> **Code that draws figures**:
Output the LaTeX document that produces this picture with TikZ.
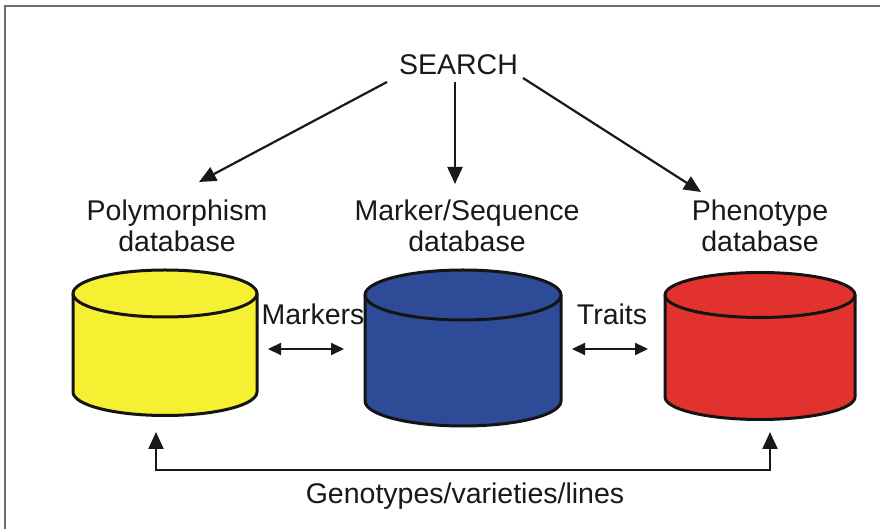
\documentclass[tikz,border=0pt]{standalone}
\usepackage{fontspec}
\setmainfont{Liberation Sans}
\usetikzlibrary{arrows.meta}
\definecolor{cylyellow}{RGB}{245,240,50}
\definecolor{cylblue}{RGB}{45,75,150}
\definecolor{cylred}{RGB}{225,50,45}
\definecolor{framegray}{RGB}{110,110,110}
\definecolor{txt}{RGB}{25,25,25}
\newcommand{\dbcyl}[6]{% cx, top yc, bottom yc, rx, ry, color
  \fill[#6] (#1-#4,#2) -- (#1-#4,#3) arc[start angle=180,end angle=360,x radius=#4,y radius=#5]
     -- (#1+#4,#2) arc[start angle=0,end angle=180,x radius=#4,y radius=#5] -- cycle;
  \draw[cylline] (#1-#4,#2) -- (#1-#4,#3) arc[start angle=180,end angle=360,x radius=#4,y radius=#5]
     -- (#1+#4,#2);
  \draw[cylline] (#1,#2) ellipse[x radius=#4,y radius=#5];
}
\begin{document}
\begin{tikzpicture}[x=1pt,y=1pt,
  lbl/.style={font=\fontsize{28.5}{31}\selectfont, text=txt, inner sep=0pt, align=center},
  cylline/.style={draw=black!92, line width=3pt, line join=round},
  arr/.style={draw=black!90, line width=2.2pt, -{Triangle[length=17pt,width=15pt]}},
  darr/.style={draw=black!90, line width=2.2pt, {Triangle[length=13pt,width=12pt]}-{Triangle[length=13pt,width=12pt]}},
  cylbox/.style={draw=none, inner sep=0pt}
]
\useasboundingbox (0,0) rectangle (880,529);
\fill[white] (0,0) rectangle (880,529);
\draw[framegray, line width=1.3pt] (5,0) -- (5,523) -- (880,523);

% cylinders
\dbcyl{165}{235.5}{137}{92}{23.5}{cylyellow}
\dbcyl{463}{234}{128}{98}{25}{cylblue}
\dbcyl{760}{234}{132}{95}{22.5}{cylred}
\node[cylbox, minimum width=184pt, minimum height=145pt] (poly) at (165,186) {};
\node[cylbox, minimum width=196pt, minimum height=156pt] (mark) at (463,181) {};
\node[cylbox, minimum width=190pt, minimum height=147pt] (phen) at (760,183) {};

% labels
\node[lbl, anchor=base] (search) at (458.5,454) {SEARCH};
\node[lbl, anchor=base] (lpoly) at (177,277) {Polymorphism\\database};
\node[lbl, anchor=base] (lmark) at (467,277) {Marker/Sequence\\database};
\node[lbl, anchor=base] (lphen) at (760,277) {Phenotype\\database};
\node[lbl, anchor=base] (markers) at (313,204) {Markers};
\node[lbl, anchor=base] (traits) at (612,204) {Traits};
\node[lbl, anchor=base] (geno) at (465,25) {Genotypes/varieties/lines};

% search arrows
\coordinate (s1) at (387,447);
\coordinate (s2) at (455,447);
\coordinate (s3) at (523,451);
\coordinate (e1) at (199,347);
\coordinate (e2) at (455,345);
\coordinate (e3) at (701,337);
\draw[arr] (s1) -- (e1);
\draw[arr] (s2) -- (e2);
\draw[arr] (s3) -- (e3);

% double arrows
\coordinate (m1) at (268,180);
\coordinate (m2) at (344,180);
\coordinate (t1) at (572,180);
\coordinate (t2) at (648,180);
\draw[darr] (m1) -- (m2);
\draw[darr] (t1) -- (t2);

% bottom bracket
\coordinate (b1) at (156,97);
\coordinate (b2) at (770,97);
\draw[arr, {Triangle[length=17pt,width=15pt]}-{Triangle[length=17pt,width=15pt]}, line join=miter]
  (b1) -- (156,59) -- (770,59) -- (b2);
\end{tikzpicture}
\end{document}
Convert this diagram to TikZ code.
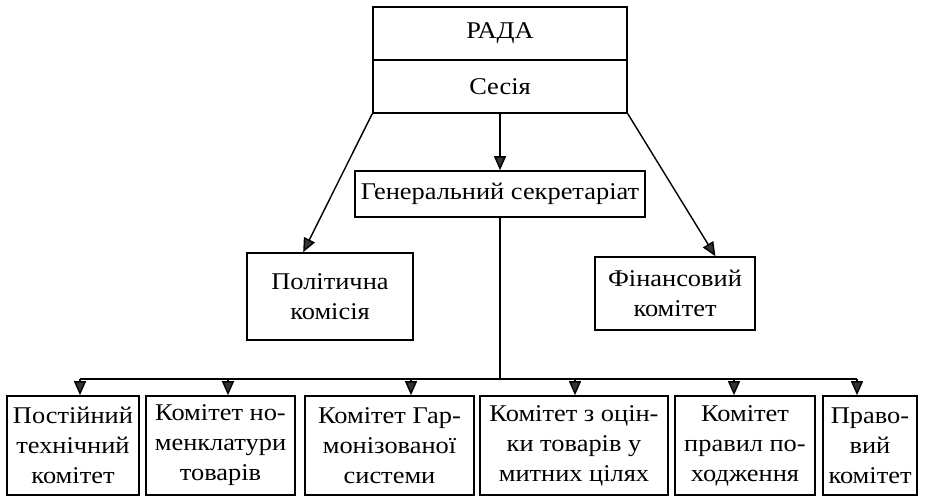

> **CHALLENGE**: Take the material above from its first line through the line holding "(5,523) -- (880,523);" and set it down exactly, without the pictures.

> **RESPONSE TO THIS TASK**:
Output the LaTeX document that produces this picture with TikZ.
\documentclass[tikz,border=0pt]{standalone}
\usepackage{fontspec}
\setmainfont{Liberation Sans}
\usetikzlibrary{arrows.meta}
\definecolor{cylyellow}{RGB}{245,240,50}
\definecolor{cylblue}{RGB}{45,75,150}
\definecolor{cylred}{RGB}{225,50,45}
\definecolor{framegray}{RGB}{110,110,110}
\definecolor{txt}{RGB}{25,25,25}
\newcommand{\dbcyl}[6]{% cx, top yc, bottom yc, rx, ry, color
  \fill[#6] (#1-#4,#2) -- (#1-#4,#3) arc[start angle=180,end angle=360,x radius=#4,y radius=#5]
     -- (#1+#4,#2) arc[start angle=0,end angle=180,x radius=#4,y radius=#5] -- cycle;
  \draw[cylline] (#1-#4,#2) -- (#1-#4,#3) arc[start angle=180,end angle=360,x radius=#4,y radius=#5]
     -- (#1+#4,#2);
  \draw[cylline] (#1,#2) ellipse[x radius=#4,y radius=#5];
}
\begin{document}
\begin{tikzpicture}[x=1pt,y=1pt,
  lbl/.style={font=\fontsize{28.5}{31}\selectfont, text=txt, inner sep=0pt, align=center},
  cylline/.style={draw=black!92, line width=3pt, line join=round},
  arr/.style={draw=black!90, line width=2.2pt, -{Triangle[length=17pt,width=15pt]}},
  darr/.style={draw=black!90, line width=2.2pt, {Triangle[length=13pt,width=12pt]}-{Triangle[length=13pt,width=12pt]}},
  cylbox/.style={draw=none, inner sep=0pt}
]
\useasboundingbox (0,0) rectangle (880,529);
\fill[white] (0,0) rectangle (880,529);
\draw[framegray, line width=1.3pt] (5,0) -- (5,523) -- (880,523);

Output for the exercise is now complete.